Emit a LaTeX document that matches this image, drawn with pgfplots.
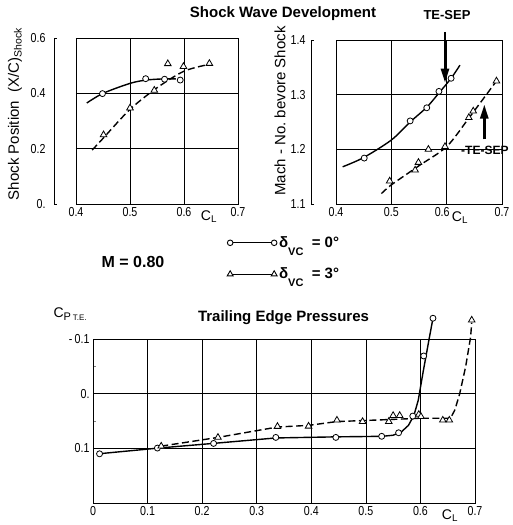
\documentclass[border=0pt]{standalone}
\usepackage{fontspec}
\setmainfont{Liberation Sans}
\newfontfamily\narrowfont[FakeStretch=0.82]{Liberation Sans}
\usepackage{pgfplots}
\pgfplotsset{compat=1.18}
\usetikzlibrary{arrows.meta}

\newcommand\fs[1]{\fontsize{#1}{#1}\selectfont}

\pgfplotsset{
  chart/.style={scale only axis, anchor=south west, grid=major,
    grid style={black, line width=0.5pt},
    axis line style={line width=0.8pt},
    major tick length=0pt, tick pos=left,
    tick label style={font=\narrowfont\fs{13}},
    clip=false},
  circ/.style={black, only marks, mark=*, mark size=3pt,
    mark options={fill=white, draw=black, line width=0.8pt}},
  tri/.style={black, only marks, mark=triangle*, mark size=3.8pt,
    mark options={fill=white, draw=black, line width=0.8pt}},
  fitsolid/.style={black, line width=1.4pt, smooth, no marks},
  fitdash/.style={black, line width=1.4pt, dash pattern=on 7pt off 3.5pt, smooth, no marks},
}

\begin{document}
\begin{tikzpicture}
\useasboundingbox (0pt,0pt) rectangle (513pt,-525pt);

% shock position
\begin{axis}[chart, at={(76pt,-204pt)}, width=162pt, height=166pt,
  xmin=0.4, xmax=0.7, ymin=0, ymax=0.6,
  xtick={0.4,0.5,0.6,0.7}, xticklabels={0.4,0.5,0.6,0.7},
  ytick={0,0.2,0.4,0.6}, yticklabels={0.,0.2,0.4,0.6},
  yticklabel style={xshift=-27pt}]
\addplot[fitsolid] coordinates {(0.42,0.365) (0.45,0.400) (0.50,0.436) (0.53,0.448) (0.56,0.452) (0.585,0.452)};
\addplot[fitdash] coordinates {(0.43,0.195) (0.45,0.237) (0.50,0.342) (0.55,0.420) (0.60,0.480) (0.647,0.505)};
\addplot[circ] coordinates {(0.449,0.399) (0.529,0.453) (0.564,0.451) (0.593,0.448)};
\addplot[tri] coordinates {(0.451,0.250) (0.500,0.347) (0.545,0.411) (0.570,0.507) (0.599,0.497) (0.647,0.508)};
\draw[line width=0.8pt] ([xshift=-19pt]rel axis cs:0,0) -- ([xshift=-22pt]rel axis cs:0,0) -- ([xshift=-22pt]rel axis cs:0,1) -- ([xshift=-19pt]rel axis cs:0,1);
\end{axis}

% mach number
\begin{axis}[chart, at={(336pt,-204pt)}, width=166pt, height=164pt,
  xmin=0.4, xmax=0.7, ymin=1.1, ymax=1.4,
  xtick={0.4,0.5,0.6,0.7}, xticklabels={0.4,0.5,0.6\kern9pt,0.7},
  ytick={1.1,1.2,1.3,1.4}, yticklabels={1.1,1.2,1.3,1.4},
  yticklabel style={xshift=-27pt}]
\addplot[fitsolid] coordinates {(0.412,1.168) (0.45,1.185) (0.50,1.217) (0.534,1.250) (0.564,1.277) (0.586,1.303) (0.608,1.330) (0.624,1.354)};
\addplot[fitdash] coordinates {(0.482,1.119) (0.50,1.135) (0.55,1.170) (0.60,1.205) (0.64,1.257) (0.69,1.325)};
\addplot[circ] coordinates {(0.451,1.184) (0.534,1.252) (0.564,1.276) (0.586,1.306) (0.608,1.330)};
\addplot[tri] coordinates {(0.497,1.142) (0.543,1.162) (0.549,1.176) (0.567,1.200) (0.597,1.205) (0.640,1.258) (0.648,1.270) (0.690,1.325)};
\draw[line width=0.8pt] ([xshift=-22pt]rel axis cs:0,0) -- ([xshift=-25pt]rel axis cs:0,0) -- ([xshift=-25pt]rel axis cs:0,1) -- ([xshift=-22pt]rel axis cs:0,1);
\draw[line width=2.6pt, -{Triangle[length=14pt, width=8pt]}] (axis cs:0.597,1.415) -- (axis cs:0.597,1.322);
\draw[line width=2.6pt, -{Triangle[length=14pt, width=8pt]}] (axis cs:0.668,1.218) -- (axis cs:0.668,1.282);
\end{axis}

% trailing edge pressures
\begin{axis}[chart, at={(93pt,-503pt)}, width=382pt, height=164pt,
  xmin=0, xmax=0.7, ymin=-0.1, ymax=0.2, y dir=reverse,
  xtick={0,0.1,0.2,0.3,0.4,0.5,0.6,0.7}, xticklabels={0,0.1,0.2,0.3,0.4,0.5,0.6,0.7},
  ytick={-0.1,0,0.1}, yticklabels={-\,0.1,0.,0.1},
  minor ytick={-0.05,0.05}, minor tick length=3pt,
  legend image code/.code={\draw[#1, line width=0.9pt, mark repeat=2, mark phase=1] plot coordinates {(0pt,0pt) (22pt,0pt) (44pt,0pt)};},
  legend style={at={(axis description cs:0.343,1.65)}, anchor=north west,
    draw=none, fill=none, row sep=15pt, font=\bfseries\fs{15},
    cells={anchor=west}}]
\addlegendimage{black, solid, mark=*, mark size=2.8pt, mark options={fill=white}}
\addlegendentry{δ\raisebox{-1ex}{\fs{11}VC}\ \ = 0°}
\addlegendimage{black, solid, mark=triangle*, mark size=3.4pt, mark options={fill=white}}
\addlegendentry{δ\raisebox{-1ex}{\fs{11}VC}\ \ = 3°}
\addplot[black, line width=1.6pt, forget plot] coordinates {(0,0) (0.7,0)};
\addplot[black, line width=1.4pt, forget plot] coordinates {(0.01,0.110) (0.12,0.0995) (0.22,0.091) (0.335,0.081) (0.445,0.079) (0.53,0.078) (0.55,0.076) (0.565,0.070) (0.578,0.058) (0.588,0.040) (0.596,0.012) (0.605,-0.040) (0.615,-0.095) (0.623,-0.138)};
\addplot[black, line width=1.4pt, dash pattern=on 7pt off 3.5pt, forget plot] coordinates {(0.125,0.096) (0.229,0.080) (0.338,0.061) (0.395,0.058) (0.447,0.051) (0.50,0.049) (0.55,0.047) (0.60,0.045) (0.655,0.045) (0.663,0.030) (0.672,0.0) (0.683,-0.050) (0.692,-0.104) (0.694,-0.130)};
\addplot[circ, forget plot] coordinates {(0.012,0.110) (0.118,0.0995) (0.221,0.091) (0.335,0.080) (0.445,0.080) (0.529,0.078) (0.560,0.0715) (0.586,0.041) (0.606,-0.069) (0.623,-0.138)};
\addplot[tri, forget plot] coordinates {(0.125,0.096) (0.229,0.080) (0.338,0.060) (0.395,0.0595) (0.447,0.0485) (0.494,0.051) (0.542,0.051) (0.550,0.040) (0.562,0.040) (0.597,0.038) (0.601,0.042) (0.641,0.0485) (0.653,0.0485) (0.694,-0.1345)};
\draw[line width=0.8pt] (rel axis cs:0,0) -- ([yshift=29pt]rel axis cs:0,0);
\end{axis}

% texts
\node[font=\bfseries\fs{15}] at (283pt,-14pt) {Shock Wave Development};
\node[font=\bfseries\fs{15}] at (283.5pt,-318pt) {Trailing Edge Pressures};
\node[font=\bfseries\fs{16}] at (133pt,-262pt) {M = 0.80};
\node[font=\bfseries\fs{13}] at (447pt,-15pt) {TE-SEP};
\node[font=\bfseries\fs{12}, anchor=west, inner sep=0pt] at (461pt,-150pt) {-TE-SEP};
\node[rotate=90, font=\fs{15}] at (15pt,-114pt) {Shock Position\ \ (X/C)\textsubscript{Shock}};
\node[rotate=90, font=\fs{15}] at (280pt,-111pt) {Mach - No.\ bevore Shock};
\node[font=\fs{14}] at (209pt,-217pt) {C\textsubscript{L}};
\node[font=\fs{14}] at (460pt,-218pt) {C\textsubscript{L}};
\node[font=\fs{14}] at (450pt,-516pt) {C\textsubscript{L}};
\node[font=\fs{14}, anchor=west] at (50pt,-314pt) {C\raisebox{-0.5ex}{\fs{11}P\,\fs{8}T.E.}};
\end{tikzpicture}
\end{document}
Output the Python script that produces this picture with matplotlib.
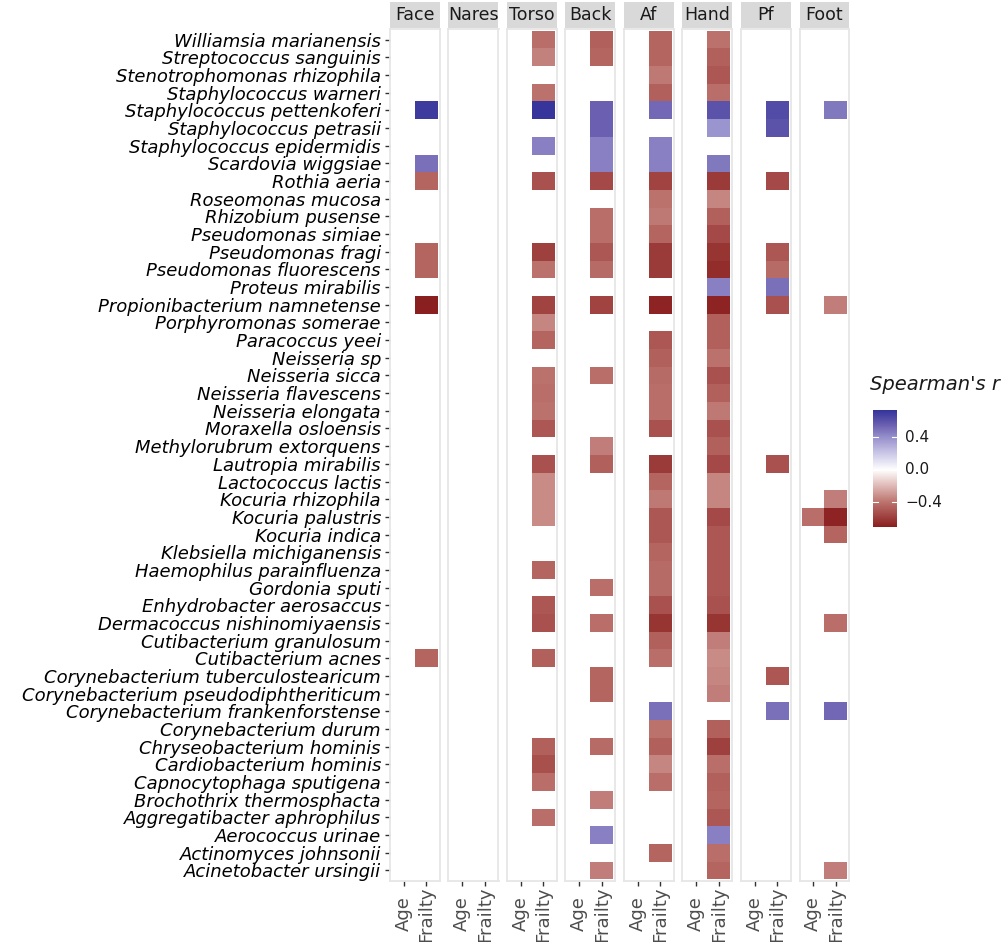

———

▸ Exercise instructions: Count every line above that holds the word "this", and state the number and nothing more.

▸ Result below: 2